With mesmerizing scenery and a hallucinatory touch, Peter Doig reaches that elusive place where the real and unreal meet.
Canadian-born painter Peter Doig creates the kind of magical realism that could have melted off the pages of García Márquez. As part of Phaidon's Contemporary Artists series, Peter Doig ($39.95) provides a comprehensive look at the artist's oeuvre, from the thick and dappled paintings of the late eighties to the airy pastel washes of the mid-nineties to motifs—à la Gauguin or Rothko—that reflect the lush surroundings of his current home in Trinidad.
Influenced by Canada's Group of Seven, Doig's virtuosic work is a departure from the slick art that defined the eighties power-suit Zeitgeist (though last fall, the Saatchi Gallery in London reportedly sold seven Doig paintings to Sotheby's for a cool $11 million). Instead, Doig presents visions of melancholic simplicity mired in both fantasy and gloom—the ski slopes of mid-Canada, a humble cabin tucked behind trees. Though the scene is often surreal, there is always a human element to lend bearing, be it a boat, a stretch of highway, or, for fun, the occasional pop-culture reference, including the bearded burnout-looking dude in 100 Years Ago (2000?2) taken from the cover of an Allman Brothers record.
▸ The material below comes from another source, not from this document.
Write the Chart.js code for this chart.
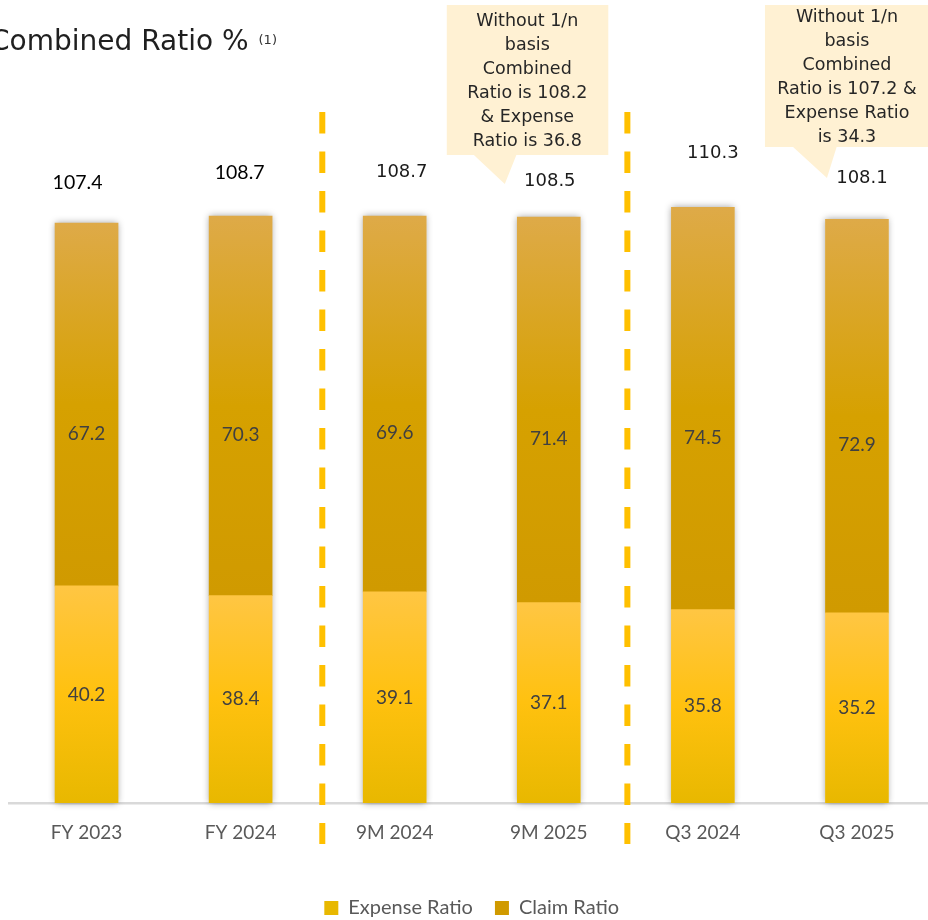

Every Thursday, Doig turns his tropical workspace into something he calls the Studiofilmclub, a venue that brings cinema to the locals of Port of Spain and inspires Doig to paint movie posters for screenings. (These recent works are now touring European museums and galleries.) Throughout the book, there is a cinematic aspect to both the look and subject matter of these paintings, eerily projected onto dreamlike surfaces: The snow flurry of Milky Way (1989-90) could be falling stars; the dripping palm tree of Grande Riviere (2001-2) could be Doig's paint still waiting to dry.